> _Supplied records_

##############################

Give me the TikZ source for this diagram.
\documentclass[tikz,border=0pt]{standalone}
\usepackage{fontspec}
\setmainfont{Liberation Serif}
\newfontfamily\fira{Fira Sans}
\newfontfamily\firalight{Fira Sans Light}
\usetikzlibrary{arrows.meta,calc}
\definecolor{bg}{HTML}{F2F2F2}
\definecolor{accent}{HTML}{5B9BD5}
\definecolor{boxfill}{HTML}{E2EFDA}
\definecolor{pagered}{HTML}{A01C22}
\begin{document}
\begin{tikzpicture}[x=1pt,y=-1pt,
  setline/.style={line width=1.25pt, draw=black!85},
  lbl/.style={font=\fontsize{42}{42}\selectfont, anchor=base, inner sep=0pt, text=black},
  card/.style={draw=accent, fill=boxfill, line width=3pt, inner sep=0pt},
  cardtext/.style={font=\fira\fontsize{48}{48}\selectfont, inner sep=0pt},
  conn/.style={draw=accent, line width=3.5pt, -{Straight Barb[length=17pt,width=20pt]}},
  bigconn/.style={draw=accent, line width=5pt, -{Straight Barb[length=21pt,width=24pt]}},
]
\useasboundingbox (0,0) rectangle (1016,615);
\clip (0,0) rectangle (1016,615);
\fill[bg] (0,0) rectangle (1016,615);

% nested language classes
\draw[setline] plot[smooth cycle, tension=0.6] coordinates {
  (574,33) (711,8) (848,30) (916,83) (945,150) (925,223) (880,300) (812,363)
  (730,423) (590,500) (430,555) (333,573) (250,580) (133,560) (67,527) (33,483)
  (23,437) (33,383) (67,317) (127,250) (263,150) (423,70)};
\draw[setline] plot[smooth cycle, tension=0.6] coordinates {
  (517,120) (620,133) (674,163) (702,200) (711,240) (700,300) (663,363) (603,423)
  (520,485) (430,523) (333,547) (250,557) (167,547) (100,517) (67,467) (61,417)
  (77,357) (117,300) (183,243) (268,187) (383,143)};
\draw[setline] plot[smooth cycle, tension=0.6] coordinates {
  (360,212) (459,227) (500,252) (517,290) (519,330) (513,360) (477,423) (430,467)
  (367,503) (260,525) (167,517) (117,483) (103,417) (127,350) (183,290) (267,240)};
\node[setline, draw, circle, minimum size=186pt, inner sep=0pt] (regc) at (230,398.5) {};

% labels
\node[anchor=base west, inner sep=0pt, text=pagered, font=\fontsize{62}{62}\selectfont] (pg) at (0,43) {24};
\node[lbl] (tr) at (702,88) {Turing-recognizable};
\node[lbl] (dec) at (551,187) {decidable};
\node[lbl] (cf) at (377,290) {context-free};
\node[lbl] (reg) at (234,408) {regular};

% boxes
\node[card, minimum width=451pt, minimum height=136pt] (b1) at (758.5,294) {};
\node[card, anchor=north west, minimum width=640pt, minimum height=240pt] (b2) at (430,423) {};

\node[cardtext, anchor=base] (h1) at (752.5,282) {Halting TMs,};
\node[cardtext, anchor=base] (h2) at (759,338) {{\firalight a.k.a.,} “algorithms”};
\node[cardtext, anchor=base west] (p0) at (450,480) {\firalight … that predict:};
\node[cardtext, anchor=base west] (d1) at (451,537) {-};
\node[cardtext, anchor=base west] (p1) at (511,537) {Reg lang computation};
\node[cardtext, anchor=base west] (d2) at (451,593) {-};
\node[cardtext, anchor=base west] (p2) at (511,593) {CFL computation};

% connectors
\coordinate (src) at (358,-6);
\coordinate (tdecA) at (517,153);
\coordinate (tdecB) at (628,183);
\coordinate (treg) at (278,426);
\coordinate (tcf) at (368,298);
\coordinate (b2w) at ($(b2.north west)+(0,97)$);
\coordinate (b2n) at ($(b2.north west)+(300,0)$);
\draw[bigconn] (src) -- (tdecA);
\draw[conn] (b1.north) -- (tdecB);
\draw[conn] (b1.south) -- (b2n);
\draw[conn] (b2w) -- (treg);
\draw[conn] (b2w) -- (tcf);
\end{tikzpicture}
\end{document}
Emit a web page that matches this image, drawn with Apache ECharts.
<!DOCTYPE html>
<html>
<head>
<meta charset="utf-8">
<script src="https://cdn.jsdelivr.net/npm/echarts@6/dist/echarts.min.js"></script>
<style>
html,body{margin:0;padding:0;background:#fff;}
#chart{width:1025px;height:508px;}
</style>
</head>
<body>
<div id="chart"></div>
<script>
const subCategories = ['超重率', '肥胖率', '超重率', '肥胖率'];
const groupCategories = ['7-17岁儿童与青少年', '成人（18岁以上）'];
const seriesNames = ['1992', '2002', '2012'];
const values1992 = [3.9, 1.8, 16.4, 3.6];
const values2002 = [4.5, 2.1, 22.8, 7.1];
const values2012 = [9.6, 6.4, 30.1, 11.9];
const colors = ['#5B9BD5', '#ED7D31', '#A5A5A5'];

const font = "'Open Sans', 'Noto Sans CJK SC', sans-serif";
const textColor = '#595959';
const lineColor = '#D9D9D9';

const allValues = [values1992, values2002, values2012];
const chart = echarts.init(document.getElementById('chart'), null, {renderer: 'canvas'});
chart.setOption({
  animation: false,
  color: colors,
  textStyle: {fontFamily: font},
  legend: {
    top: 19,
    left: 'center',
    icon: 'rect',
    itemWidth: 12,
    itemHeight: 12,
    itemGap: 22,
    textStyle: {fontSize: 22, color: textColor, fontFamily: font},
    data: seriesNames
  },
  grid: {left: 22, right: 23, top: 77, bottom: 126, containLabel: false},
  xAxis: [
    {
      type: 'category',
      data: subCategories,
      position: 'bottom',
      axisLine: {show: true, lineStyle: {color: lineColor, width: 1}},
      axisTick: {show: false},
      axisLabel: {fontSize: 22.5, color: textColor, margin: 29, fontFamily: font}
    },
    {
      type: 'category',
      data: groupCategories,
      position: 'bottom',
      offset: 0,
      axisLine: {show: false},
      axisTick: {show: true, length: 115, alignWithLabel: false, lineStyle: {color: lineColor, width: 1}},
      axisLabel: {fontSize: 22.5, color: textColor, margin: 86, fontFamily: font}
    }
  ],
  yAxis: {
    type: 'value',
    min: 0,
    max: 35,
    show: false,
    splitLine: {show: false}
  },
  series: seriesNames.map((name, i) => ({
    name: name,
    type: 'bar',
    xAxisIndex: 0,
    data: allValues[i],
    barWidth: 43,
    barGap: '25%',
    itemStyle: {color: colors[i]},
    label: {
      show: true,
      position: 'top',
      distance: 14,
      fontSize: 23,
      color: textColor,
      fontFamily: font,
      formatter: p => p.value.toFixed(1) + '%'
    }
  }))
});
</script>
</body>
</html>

##############################

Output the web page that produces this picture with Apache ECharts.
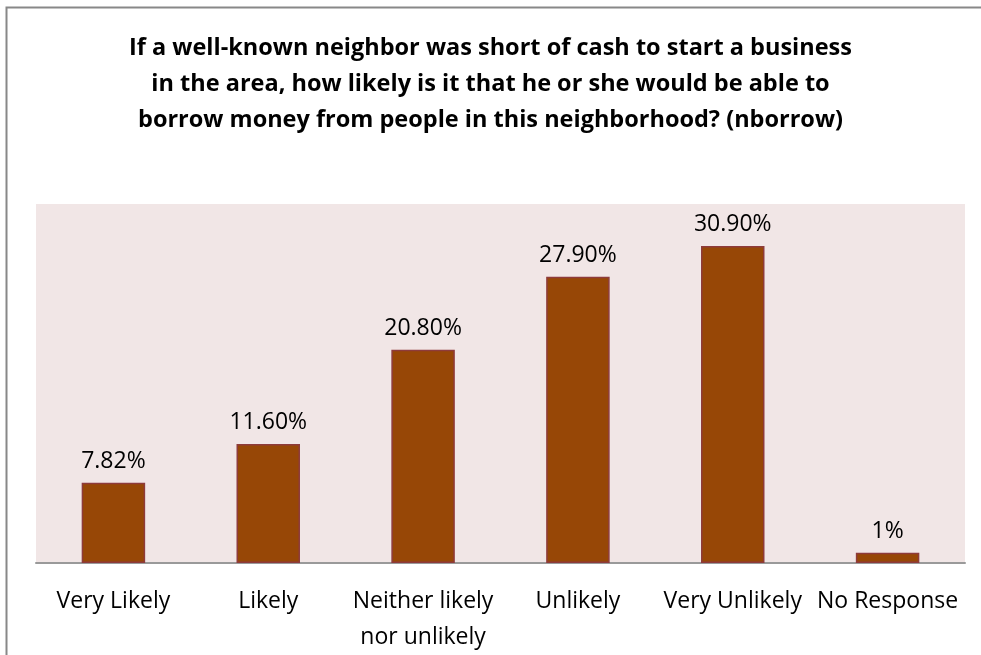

##############################

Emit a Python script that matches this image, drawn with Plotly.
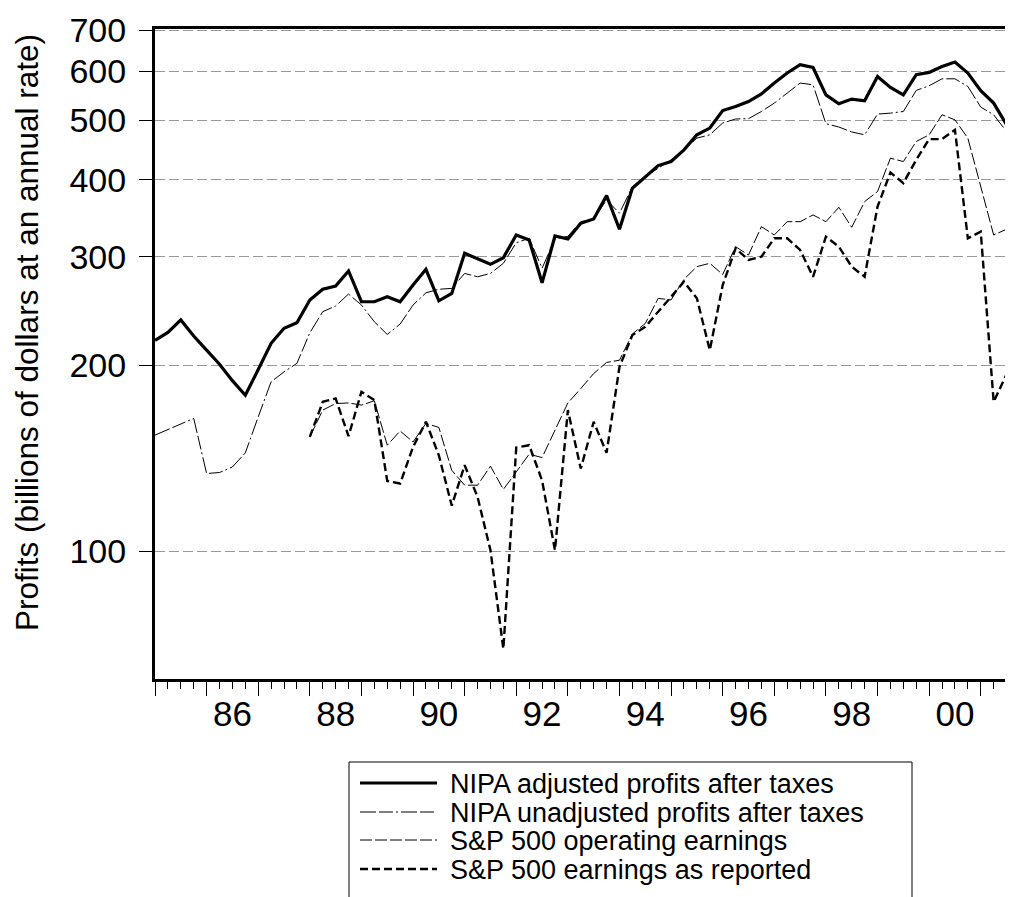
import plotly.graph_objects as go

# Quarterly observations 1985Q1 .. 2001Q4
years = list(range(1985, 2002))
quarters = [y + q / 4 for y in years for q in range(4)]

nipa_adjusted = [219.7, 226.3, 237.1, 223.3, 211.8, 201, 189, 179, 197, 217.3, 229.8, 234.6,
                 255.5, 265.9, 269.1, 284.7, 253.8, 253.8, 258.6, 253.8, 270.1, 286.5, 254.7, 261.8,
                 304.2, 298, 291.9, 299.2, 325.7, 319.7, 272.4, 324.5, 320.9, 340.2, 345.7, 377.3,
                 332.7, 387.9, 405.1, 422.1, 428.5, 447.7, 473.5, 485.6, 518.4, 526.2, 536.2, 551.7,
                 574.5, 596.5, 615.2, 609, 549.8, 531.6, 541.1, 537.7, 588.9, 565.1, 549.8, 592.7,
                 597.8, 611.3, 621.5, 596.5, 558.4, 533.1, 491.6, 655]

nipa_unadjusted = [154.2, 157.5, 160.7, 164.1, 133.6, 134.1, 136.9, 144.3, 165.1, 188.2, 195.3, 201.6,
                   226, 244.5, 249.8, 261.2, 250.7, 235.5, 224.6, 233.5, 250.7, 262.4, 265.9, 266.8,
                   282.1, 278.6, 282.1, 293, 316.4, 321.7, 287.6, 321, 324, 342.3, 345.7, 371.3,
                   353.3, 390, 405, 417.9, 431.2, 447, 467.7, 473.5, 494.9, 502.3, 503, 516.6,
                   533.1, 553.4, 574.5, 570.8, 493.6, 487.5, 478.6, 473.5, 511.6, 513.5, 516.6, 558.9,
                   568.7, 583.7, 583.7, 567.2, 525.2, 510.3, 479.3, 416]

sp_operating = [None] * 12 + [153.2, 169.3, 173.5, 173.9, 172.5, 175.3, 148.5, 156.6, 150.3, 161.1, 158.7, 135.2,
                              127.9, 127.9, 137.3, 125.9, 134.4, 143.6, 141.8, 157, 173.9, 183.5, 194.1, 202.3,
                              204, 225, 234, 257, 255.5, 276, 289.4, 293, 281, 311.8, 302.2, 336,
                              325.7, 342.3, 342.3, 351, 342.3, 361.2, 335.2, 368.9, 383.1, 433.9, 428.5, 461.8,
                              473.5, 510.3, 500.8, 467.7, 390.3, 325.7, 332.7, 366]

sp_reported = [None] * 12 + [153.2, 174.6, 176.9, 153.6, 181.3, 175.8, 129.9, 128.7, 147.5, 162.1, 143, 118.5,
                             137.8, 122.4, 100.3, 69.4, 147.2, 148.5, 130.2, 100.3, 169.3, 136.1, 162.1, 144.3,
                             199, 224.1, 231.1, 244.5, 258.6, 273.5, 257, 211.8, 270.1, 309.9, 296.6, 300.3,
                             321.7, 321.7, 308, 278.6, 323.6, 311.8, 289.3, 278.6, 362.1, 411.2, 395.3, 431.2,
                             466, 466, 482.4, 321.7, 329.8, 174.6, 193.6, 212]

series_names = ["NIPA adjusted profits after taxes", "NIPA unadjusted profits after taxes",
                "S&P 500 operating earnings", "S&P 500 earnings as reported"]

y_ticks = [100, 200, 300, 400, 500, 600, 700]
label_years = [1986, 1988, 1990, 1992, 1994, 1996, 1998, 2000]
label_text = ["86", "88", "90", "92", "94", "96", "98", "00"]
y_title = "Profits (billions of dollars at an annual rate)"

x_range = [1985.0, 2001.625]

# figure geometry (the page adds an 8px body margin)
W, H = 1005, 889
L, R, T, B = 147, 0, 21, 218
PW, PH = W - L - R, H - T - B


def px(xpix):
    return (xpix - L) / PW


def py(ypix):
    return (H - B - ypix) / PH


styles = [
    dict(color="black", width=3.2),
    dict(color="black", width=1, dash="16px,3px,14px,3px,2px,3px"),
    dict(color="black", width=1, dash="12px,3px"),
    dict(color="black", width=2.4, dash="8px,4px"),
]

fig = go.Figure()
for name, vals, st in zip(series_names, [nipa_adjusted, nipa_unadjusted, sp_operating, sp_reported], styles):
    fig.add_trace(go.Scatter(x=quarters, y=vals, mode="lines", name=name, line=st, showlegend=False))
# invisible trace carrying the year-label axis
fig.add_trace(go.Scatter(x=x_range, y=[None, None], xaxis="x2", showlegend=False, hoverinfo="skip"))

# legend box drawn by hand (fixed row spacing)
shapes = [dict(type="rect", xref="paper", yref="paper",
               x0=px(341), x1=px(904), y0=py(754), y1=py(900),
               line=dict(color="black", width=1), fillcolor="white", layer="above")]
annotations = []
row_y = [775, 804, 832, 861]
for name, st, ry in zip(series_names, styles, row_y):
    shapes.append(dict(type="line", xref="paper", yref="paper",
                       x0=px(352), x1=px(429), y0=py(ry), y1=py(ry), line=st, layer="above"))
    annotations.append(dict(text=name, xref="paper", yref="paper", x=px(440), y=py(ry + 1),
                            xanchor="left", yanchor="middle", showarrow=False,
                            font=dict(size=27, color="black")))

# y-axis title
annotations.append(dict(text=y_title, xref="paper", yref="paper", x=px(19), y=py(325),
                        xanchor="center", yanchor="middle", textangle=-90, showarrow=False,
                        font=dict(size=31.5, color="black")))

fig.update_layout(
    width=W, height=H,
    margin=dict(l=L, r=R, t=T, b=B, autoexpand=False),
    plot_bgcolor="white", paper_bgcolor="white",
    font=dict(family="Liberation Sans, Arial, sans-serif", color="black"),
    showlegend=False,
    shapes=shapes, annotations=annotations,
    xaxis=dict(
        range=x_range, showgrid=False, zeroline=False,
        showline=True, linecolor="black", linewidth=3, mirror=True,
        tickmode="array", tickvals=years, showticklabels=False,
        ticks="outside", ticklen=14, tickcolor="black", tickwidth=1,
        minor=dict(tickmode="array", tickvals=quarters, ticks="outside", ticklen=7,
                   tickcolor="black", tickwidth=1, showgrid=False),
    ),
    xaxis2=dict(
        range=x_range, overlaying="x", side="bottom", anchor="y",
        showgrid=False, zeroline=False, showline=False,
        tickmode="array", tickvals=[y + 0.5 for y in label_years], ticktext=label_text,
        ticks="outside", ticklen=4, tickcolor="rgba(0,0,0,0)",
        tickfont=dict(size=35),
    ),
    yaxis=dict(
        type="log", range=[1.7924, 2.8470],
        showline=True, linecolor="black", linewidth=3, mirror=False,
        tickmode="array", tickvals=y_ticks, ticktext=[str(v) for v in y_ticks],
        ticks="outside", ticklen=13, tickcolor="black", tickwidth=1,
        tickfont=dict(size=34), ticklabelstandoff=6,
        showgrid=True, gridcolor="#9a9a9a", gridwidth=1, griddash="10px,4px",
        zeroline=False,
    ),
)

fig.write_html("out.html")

##############################

Copy the lines above exactly, starting with the line that contains "Emit a Python" and ending with the line that contains "473.5, 510.3, 500.8, 467.7, 390.3, 325.7, 332.7, 366]", and leave out any pictures.

Emit a Python script that matches this image, drawn with Plotly.
import plotly.graph_objects as go

# Quarterly observations 1985Q1 .. 2001Q4
years = list(range(1985, 2002))
quarters = [y + q / 4 for y in years for q in range(4)]

nipa_adjusted = [219.7, 226.3, 237.1, 223.3, 211.8, 201, 189, 179, 197, 217.3, 229.8, 234.6,
                 255.5, 265.9, 269.1, 284.7, 253.8, 253.8, 258.6, 253.8, 270.1, 286.5, 254.7, 261.8,
                 304.2, 298, 291.9, 299.2, 325.7, 319.7, 272.4, 324.5, 320.9, 340.2, 345.7, 377.3,
                 332.7, 387.9, 405.1, 422.1, 428.5, 447.7, 473.5, 485.6, 518.4, 526.2, 536.2, 551.7,
                 574.5, 596.5, 615.2, 609, 549.8, 531.6, 541.1, 537.7, 588.9, 565.1, 549.8, 592.7,
                 597.8, 611.3, 621.5, 596.5, 558.4, 533.1, 491.6, 655]

nipa_unadjusted = [154.2, 157.5, 160.7, 164.1, 133.6, 134.1, 136.9, 144.3, 165.1, 188.2, 195.3, 201.6,
                   226, 244.5, 249.8, 261.2, 250.7, 235.5, 224.6, 233.5, 250.7, 262.4, 265.9, 266.8,
                   282.1, 278.6, 282.1, 293, 316.4, 321.7, 287.6, 321, 324, 342.3, 345.7, 371.3,
                   353.3, 390, 405, 417.9, 431.2, 447, 467.7, 473.5, 494.9, 502.3, 503, 516.6,
                   533.1, 553.4, 574.5, 570.8, 493.6, 487.5, 478.6, 473.5, 511.6, 513.5, 516.6, 558.9,
                   568.7, 583.7, 583.7, 567.2, 525.2, 510.3, 479.3, 416]

sp_operating = [None] * 12 + [153.2, 169.3, 173.5, 173.9, 172.5, 175.3, 148.5, 156.6, 150.3, 161.1, 158.7, 135.2,
                              127.9, 127.9, 137.3, 125.9, 134.4, 143.6, 141.8, 157, 173.9, 183.5, 194.1, 202.3,
                              204, 225, 234, 257, 255.5, 276, 289.4, 293, 281, 311.8, 302.2, 336,
                              325.7, 342.3, 342.3, 351, 342.3, 361.2, 335.2, 368.9, 383.1, 433.9, 428.5, 461.8,
                              473.5, 510.3, 500.8, 467.7, 390.3, 325.7, 332.7, 366]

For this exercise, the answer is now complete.